If the demand for digital nomads grows (as it is), the primary effect is increased competition in the $300k-$600k segment and greater long-term pressure on rents. The secondary effect is accelerated gentrification in neighborhoods like Guadalupe and San Antonio, where the signs are already visible. In neighborhoods like Guadalupe, San Antonio, and Guadiana, the signs are clear: traditional houses are being converted into boutique rentals, specialty coffee shops are replacing neighborhood stores, and renovation scaffolding is looming over multiple properties per block. The tertiary effect—the one no one models—is the loss of local cultural labor: cooks, artisans, musicians, and guardians of tradition, who can no longer afford rent in the area where they work.

If demand from ultra-luxury buyers (over $2 million) cools, as it did in 2025, the system responds with a drop in the average total price even if volume increases—exactly what the data shows. The market isn't "going down": it's rebalancing toward mid-range prices.
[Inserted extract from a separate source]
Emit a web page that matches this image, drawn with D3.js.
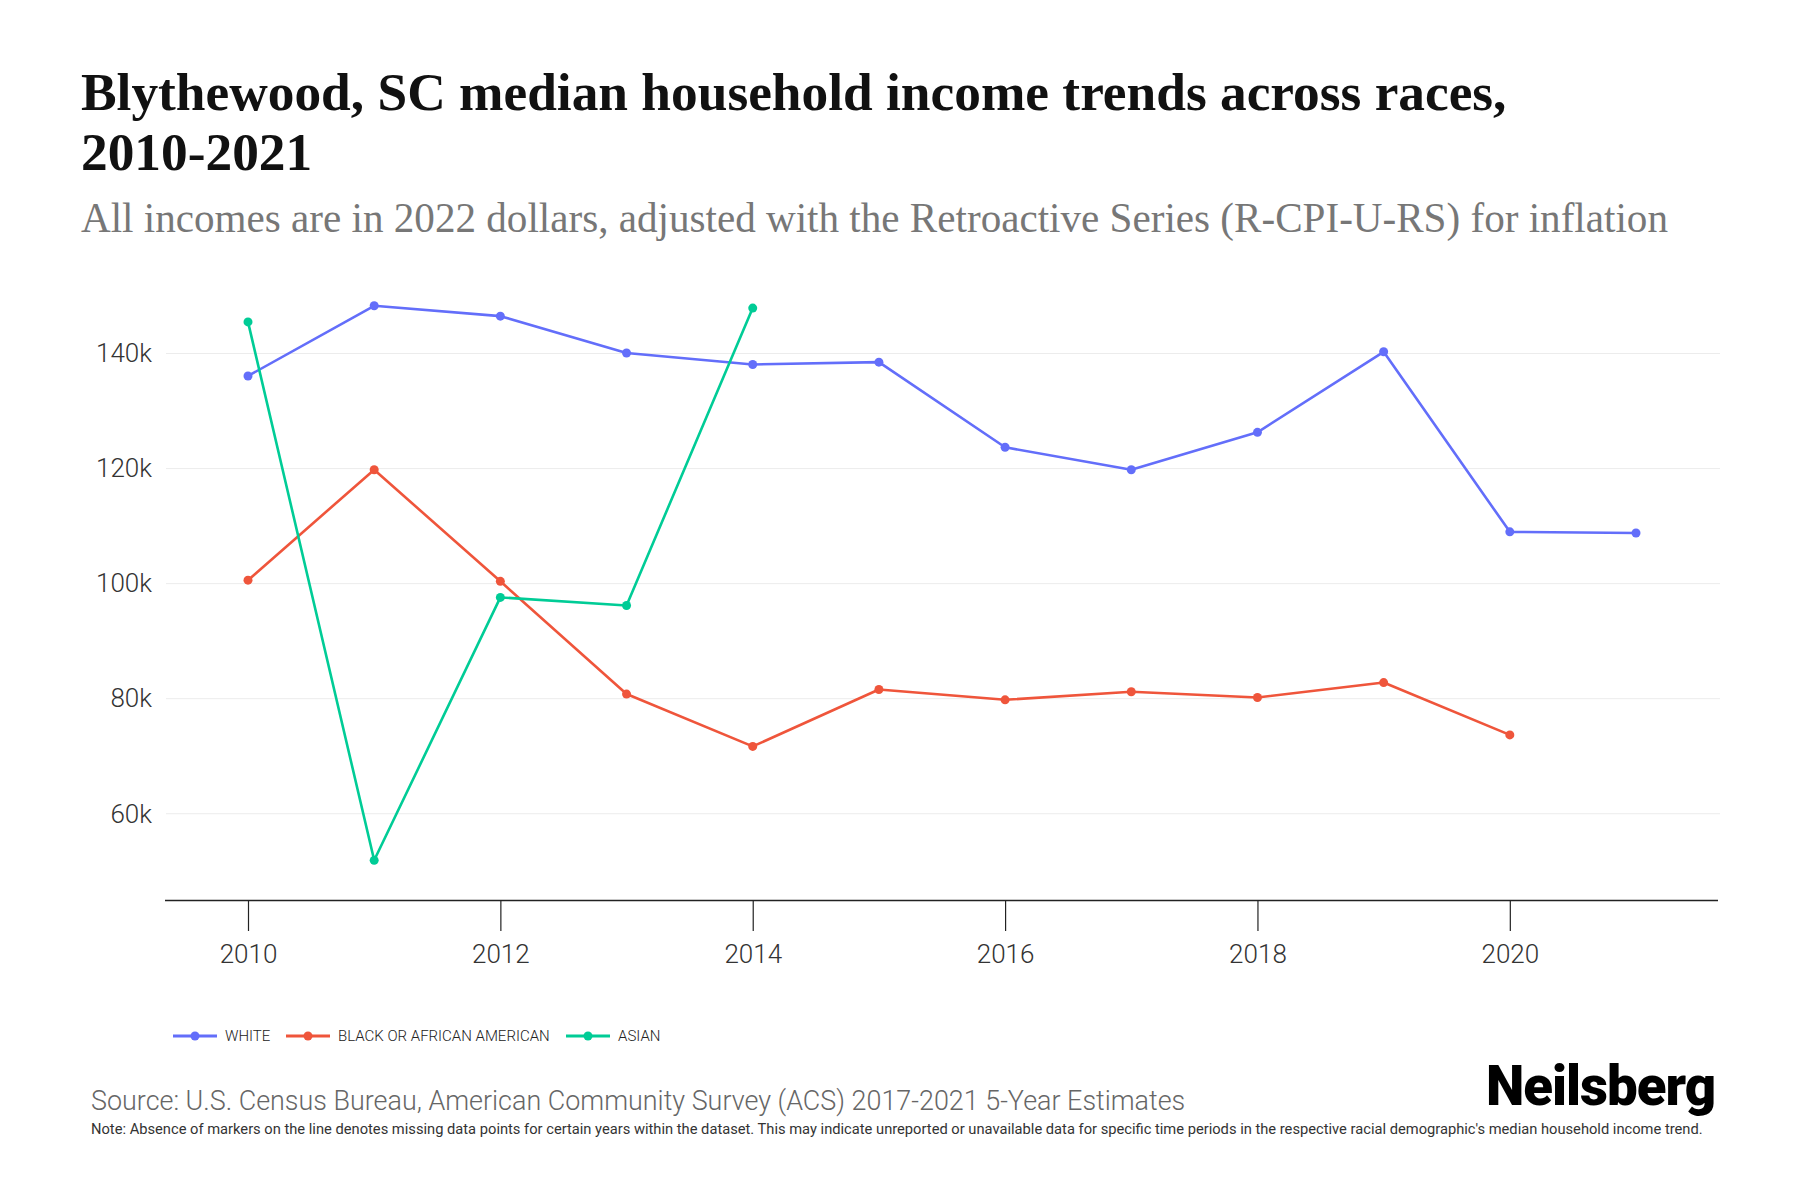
<!DOCTYPE html>
<html>
<head>
<meta charset="utf-8">
<script src="https://cdn.jsdelivr.net/npm/d3@7"></script>
<style>
  body { margin: 0; background: #fff; }
  svg { display: block; }
</style>
</head>
<body>
<svg id="chart" width="1800" height="1200"></svg>
<script>
// data
var years = [2010, 2011, 2012, 2013, 2014, 2015, 2016, 2017, 2018, 2019, 2020, 2021];
var white = [136100, 148300, 146500, 140100, 138100, 138500, 123700, 119800, 126300, 140300, 109000, 108800];
var black = [100600, 119800, 100400, 80800, 71700, 81600, 79800, 81200, 80200, 82800, 73700, null];
var asian = [145500, 51900, 97600, 96200, 147900, null, null, null, null, null, null, null];
var seriesNames = ["WHITE", "BLACK OR AFRICAN AMERICAN", "ASIAN"];
var seriesColors = ["#636efa", "#ef553b", "#00cc96"];
var yTicks = [60000, 80000, 100000, 120000, 140000];
var xTicks = [2010, 2012, 2014, 2016, 2018, 2020];

var svg = d3.select("#chart");

// fits a text to a width by changing its font size
function fitWidth(sel, w) {
  var fs = parseFloat(sel.attr("font-size"));
  var len = sel.node().getComputedTextLength();
  sel.attr("font-size", fs * w / len);
}

// title and subtitle
var t1 = svg.append("text").attr("x", 81).attr("y", 110)
  .attr("font-family", "Liberation Serif, serif").attr("font-weight", "bold")
  .attr("font-size", 48).attr("fill", "#111")
  .text("Blythewood, SC median household income trends across races,");
fitWidth(t1, 1426);
svg.append("text").attr("x", 81).attr("y", 170)
  .attr("font-family", "Liberation Serif, serif").attr("font-weight", "bold")
  .attr("font-size", t1.attr("font-size")).attr("fill", "#111")
  .text("2010-2021");
var st = svg.append("text").attr("x", 81).attr("y", 232)
  .attr("font-family", "Liberation Serif, serif")
  .attr("font-size", 34).attr("fill", "#777")
  .text("All incomes are in 2022 dollars, adjusted with the Retroactive Series (R-CPI-U-RS) for inflation");
fitWidth(st, 1587);

// scales
var x = d3.scaleLinear().domain([2010, 2021]).range([248, 1636]);
var y = d3.scaleLinear().domain([45000, 150000]).range([900, 296]);

// gridlines
svg.append("g").selectAll("line").data(yTicks).enter().append("line")
  .attr("x1", 166).attr("x2", 1720)
  .attr("y1", function(d) { return y(d); })
  .attr("y2", function(d) { return y(d); })
  .attr("stroke", "#ececec").attr("stroke-width", 1);

// y axis labels
var yAxis = svg.append("g").attr("transform", "translate(166,0)")
  .call(d3.axisLeft(y).tickValues(yTicks).tickSize(0).tickPadding(14)
    .tickFormat(function(d) { return (d / 1000) + "k"; }));
yAxis.select(".domain").remove();
yAxis.selectAll("text").attr("font-family", "Roboto, sans-serif").attr("font-weight", 300)
  .attr("font-size", 26).attr("fill", "#333");

// x axis
var xAxis = svg.append("g").attr("transform", "translate(0,900)")
  .call(d3.axisBottom(x).tickValues(xTicks).tickSize(31).tickPadding(14).tickFormat(d3.format("d")));
xAxis.select(".domain").attr("d", "M165,0.5H1718").attr("stroke", "#222").attr("stroke-width", 1.6);
xAxis.selectAll(".tick line").attr("stroke", "#222").attr("stroke-width", 1.2);
xAxis.selectAll("text").attr("font-family", "Roboto, sans-serif").attr("font-weight", 300)
  .attr("font-size", 26).attr("fill", "#333");

// lines and markers
var allSeries = [white, black, asian];
var line = d3.line()
  .defined(function(d) { return d != null; })
  .x(function(d, i) { return x(years[i]); })
  .y(function(d) { return y(d); });

allSeries.forEach(function(s, k) {
  svg.append("path").datum(s)
    .attr("d", line)
    .attr("fill", "none")
    .attr("stroke", seriesColors[k])
    .attr("stroke-width", 2.6)
    .attr("stroke-linejoin", "round");
  svg.append("g").selectAll("circle")
    .data(s.map(function(v, i) { return { year: years[i], v: v }; })
      .filter(function(d) { return d.v != null; }))
    .enter().append("circle")
    .attr("cx", function(d) { return x(d.year); })
    .attr("cy", function(d) { return y(d.v); })
    .attr("r", 4.5)
    .attr("fill", seriesColors[k]);
});

// legend
var legendX = [173, 286, 566];
var leg = svg.append("g").selectAll("g").data(seriesNames).enter().append("g")
  .attr("transform", function(d, i) { return "translate(" + legendX[i] + ",1036)"; });
leg.append("line").attr("x1", 0).attr("x2", 44).attr("y1", 0).attr("y2", 0)
  .attr("stroke", function(d, i) { return seriesColors[i]; }).attr("stroke-width", 3);
leg.append("circle").attr("cx", 22).attr("cy", 0).attr("r", 4.5)
  .attr("fill", function(d, i) { return seriesColors[i]; });
leg.append("text").attr("x", 52).attr("y", 0).attr("dy", "0.36em")
  .attr("font-family", "Roboto, sans-serif").attr("font-weight", 300)
  .attr("font-size", 15).attr("fill", "#222")
  .text(function(d) { return d; });

// footer
var src = svg.append("text").attr("x", 91).attr("y", 1110)
  .attr("font-family", "Roboto, sans-serif").attr("font-weight", 300)
  .attr("font-size", 28).attr("fill", "#666")
  .text("Source: U.S. Census Bureau, American Community Survey (ACS) 2017-2021 5-Year Estimates");
fitWidth(src, 1095);
var note = svg.append("text").attr("x", 91).attr("y", 1134)
  .attr("font-family", "Roboto, sans-serif").attr("font-weight", 400)
  .attr("font-size", 14).attr("fill", "#333")
  .text("Note: Absence of markers on the line denotes missing data points for certain years within the dataset. This may indicate unreported or unavailable data for specific time periods in the respective racial demographic's median household income trend.");
fitWidth(note, 1614);
var logo = svg.append("text").attr("x", 1486).attr("y", 1105)
  .attr("font-family", "Roboto, sans-serif").attr("font-weight", 900)
  .attr("font-size", 48).attr("fill", "#000").attr("letter-spacing", -1)
  .text("Neilsberg");
fitWidth(logo, 228);
</script>
</body>
</html>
But that changes what types of properties have liquidity, how long they remain on the market, and which sales narratives work.

If there's an exogenous shock—a deterioration in US-Mexico relations, a mild global recession, or a peso devaluation that makes properties more expensive for dollar buyers—the system has little buffer. San Miguel has the highest level of income inequality in all of Mexico, according to Coneval, with a median home price of $540,000 in a municipality where the average monthly income is just $682. This gap makes the system fragile: if the flow of external buyers is interrupted, even temporarily, there's no internal demand to absorb it.
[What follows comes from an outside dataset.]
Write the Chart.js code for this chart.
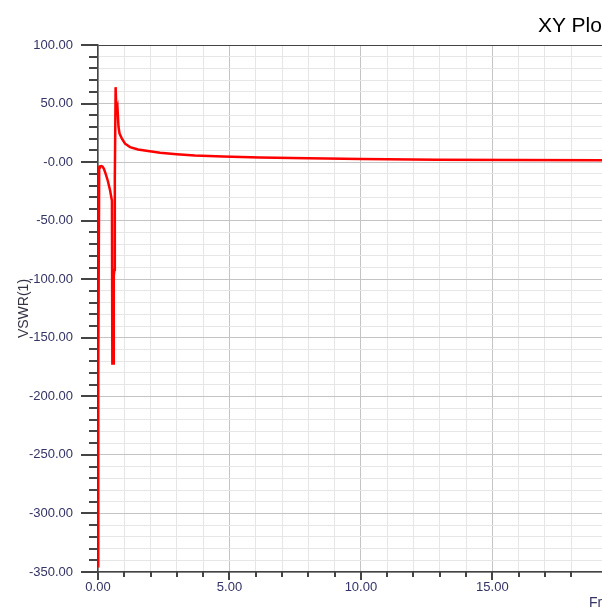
<!DOCTYPE html>
<html>
<head>
<meta charset="utf-8">
<title>XY Plot 1</title>
<script src="https://cdn.jsdelivr.net/npm/chart.js@4.4.1/dist/chart.umd.min.js"></script>
<style>
    html, body { margin: 0; padding: 0; background: #fff; overflow: hidden; }
    #wrap { position: relative; width: 602px; height: 607px; overflow: hidden; }
    #plot-title {
        position: absolute; left: 538px; top: 14px;
        font: 21px "Liberation Sans", Arial, sans-serif; line-height: 21px;
        color: #000; white-space: nowrap;
    }
    #x-title {
        position: absolute; left: 589px; top: 595px;
        font: 14px "Liberation Sans", Arial, sans-serif; line-height: 14px;
        color: #333366; white-space: nowrap;
    }
</style>
</head>
<body>
<div id="wrap">
    <canvas id="xyChart" width="602" height="607"></canvas>
    <div id="plot-title">XY Plot 1</div>
    <div id="x-title">Freq [GHz]</div>
</div>

<script>
// --- Data ---
const freqGHz = [0, 0.01, 0.045, 0.07, 0.12, 0.17, 0.22, 0.27, 0.37, 0.46, 0.53,
    0.545, 0.575, 0.60, 0.625, 0.64, 0.67, 0.70, 0.74, 0.78, 0.82, 0.91, 1.03,
    1.22, 1.52, 1.97, 2.36, 2.99, 3.68, 4.75, 6.15, 8.0, 10.0, 12.9, 16.0, 19.2];
const vswr = [-345, -175, -4.5, -3.7, -3.4, -3.8, -5.5, -8.6, -15.7, -24.2, -33,
    -172, -172, -97, -92, -14, 64, 44, 47, 30, 24.3, 20, 15.7,
    12.8, 10.8, 9.3, 8.0, 6.8, 5.7, 4.8, 4.0, 3.2, 2.6, 2.0, 1.7, 1.5];

const yTickValues = [100, 50, 0, -50, -100, -150, -200, -250, -300, -350];
const yTickLabels = ['100.00', '50.00', '-0.00', '-50.00', '-100.00', '-150.00',
    '-200.00', '-250.00', '-300.00', '-350.00'];
const xTickValues = [0, 5, 10, 15];
const xTickLabels = ['0.00', '5.00', '10.00', '15.00'];

const labelColor = '#333366';
const axisColor = '#444444';
const majorGrid = '#c4c4c4';
const minorGrid = '#e6e6e6';

// --- Tick marks: long for labelled ticks, short for the rest ---
const tickMarks = {
    id: 'tickMarks',
    afterDraw(chart) {
        const { ctx } = chart;
        const xs = chart.scales.x;
        const ys = chart.scales.y;
        ctx.save();
        ctx.strokeStyle = axisColor;
        ctx.lineWidth = 2;
        ctx.beginPath();
        ys.ticks.forEach(t => {
            const py = Math.round(ys.getPixelForValue(t.value));
            const len = yTickValues.includes(t.value) ? 17 : 9;
            ctx.moveTo(ys.right - len, py);
            ctx.lineTo(ys.right, py);
        });
        xs.ticks.forEach(t => {
            if (!Number.isInteger(t.value)) return;
            const px = Math.round(xs.getPixelForValue(t.value));
            const len = xTickValues.includes(t.value) ? 8 : 5;
            ctx.moveTo(px, xs.top);
            ctx.lineTo(px, xs.top + len);
        });
        ctx.stroke();
        ctx.restore();
    }
};

function gridColorY(ctx) {
    const v = ctx.tick ? ctx.tick.value : null;
    if (v === 100) return axisColor;
    return yTickValues.includes(v) ? majorGrid : minorGrid;
}

function gridColorX(ctx) {
    const v = ctx.tick ? ctx.tick.value : null;
    if (!Number.isInteger(v)) return 'rgba(0,0,0,0)';
    return xTickValues.includes(v) ? majorGrid : minorGrid;
}

document.addEventListener('DOMContentLoaded', () => {
    const ctx = document.getElementById('xyChart').getContext('2d');
    Chart.defaults.font.family = '"Liberation Sans", Arial, sans-serif';

    new Chart(ctx, {
        type: 'line',
        data: {
            datasets: [{
                label: 'VSWR(1)',
                data: freqGHz.map((f, i) => ({ x: f, y: vswr[i] })),
                borderColor: '#ff0000',
                borderWidth: 2.5,
                pointRadius: 0,
                tension: 0,
                fill: false
            }]
        },
        options: {
            responsive: false,
            animation: false,
            layout: { padding: { top: 45, left: 0, right: 0, bottom: 0 } },
            plugins: {
                legend: { display: false },
                tooltip: { enabled: false }
            },
            scales: {
                x: {
                    type: 'linear',
                    min: 0,
                    max: 19.17,
                    border: { color: axisColor, width: 1.5 },
                    grid: {
                        color: gridColorX,
                        drawTicks: true,
                        tickLength: 8,
                        tickColor: 'rgba(0,0,0,0)'
                    },
                    ticks: {
                        stepSize: 1,
                        autoSkip: false,
                        maxRotation: 0,
                        padding: 0,
                        color: labelColor,
                        font: { size: 13 },
                        callback: (v) => {
                            const i = xTickValues.indexOf(v);
                            return i >= 0 ? xTickLabels[i] : '';
                        }
                    },
                    afterFit: (scale) => { scale.height = 35; }
                },
                y: {
                    type: 'linear',
                    min: -350,
                    max: 100,
                    border: { color: axisColor, width: 1.5 },
                    grid: {
                        color: gridColorY,
                        drawTicks: true,
                        tickLength: 17,
                        tickColor: 'rgba(0,0,0,0)'
                    },
                    ticks: {
                        stepSize: 10,
                        autoSkip: false,
                        padding: 8,
                        color: labelColor,
                        font: { size: 13 },
                        callback: (v) => {
                            const i = yTickValues.indexOf(v);
                            return i >= 0 ? yTickLabels[i] : '';
                        }
                    },
                    title: {
                        display: true,
                        text: 'VSWR(1)',
                        color: '#333344',
                        font: { size: 14 },
                        padding: { top: 16, bottom: 0 }
                    },
                    afterFit: (scale) => { scale.width = 98; }
                }
            }
        },
        plugins: [tickMarks]
    });
});
</script>
</body>
</html>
The advantages of independent advisory services: where the system changes

The most effective strategic intervention in a system is not in the largest component, but at the leverage point—that place where a small change produces disproportionate effects. In this system, the leverage point is not price (an effect, not a cause), nor supply (structurally limited by regulation), nor even demand (exogenous to the local system). The leverage point is the quality and alignment of information.

A truly independent advisory firm—without sales commissions, without its own inventory to place, without contractual relationships with developers—operates at precisely that point. Its systemic advantages are:

The first is breaking down information asymmetry. The buyer arriving in San Miguel de Allende from Toronto, Mexico City, or Barcelona doesn't know what restrictions apply to a property owned by the National Institute of Anthropology and History (INAH), what it means to be in the buffer zone of a UNESCO site, what a title with a historical easement entails, or which neighborhoods have chronic water problems. The broker who charges commissions on both sides has perverse incentives not to highlight these complexities. An independent advisory firm does not. You can tell the client, "This property has a solid price foundation" or "This price reflects a broker's bias, not the actual market."

The second is the possibility of directing demand toward areas and types of use that mitigate gentrification rather than accelerate it. If the advisory service helps buyers understand that there is value in emerging neighborhoods with cultural infrastructure (Colonia San Rafael, Los Balcones, peripheral areas with a distinct identity) instead of competing for the same square footage as downtown, it redistributes pressure. It doesn't stop appreciation, but it distributes it in a way that makes the system more resilient.

The third, and most profound in systemic terms, is that an advisory service with a strong sense of place can weaken the B1 balancing cycle before it triggers its braking effect. If buyers arriving in a territory do so with a genuine understanding of its history, its biophysical constraints, its community fabric, and its cultural logic—as Casa MaizAzul's proposal demonstrates with its territorial map and editorial residency—they are far more likely to act as guardians of the asset rather than as rent extractors. A guardian doesn't turn the neighbor's little house into an indistinguishable Airbnb. A guardian preserves the elements that make their own property worth what they paid.

That is the systemic advantage that no agency can honestly offer, because doing so would mean slowing down their own closing rate.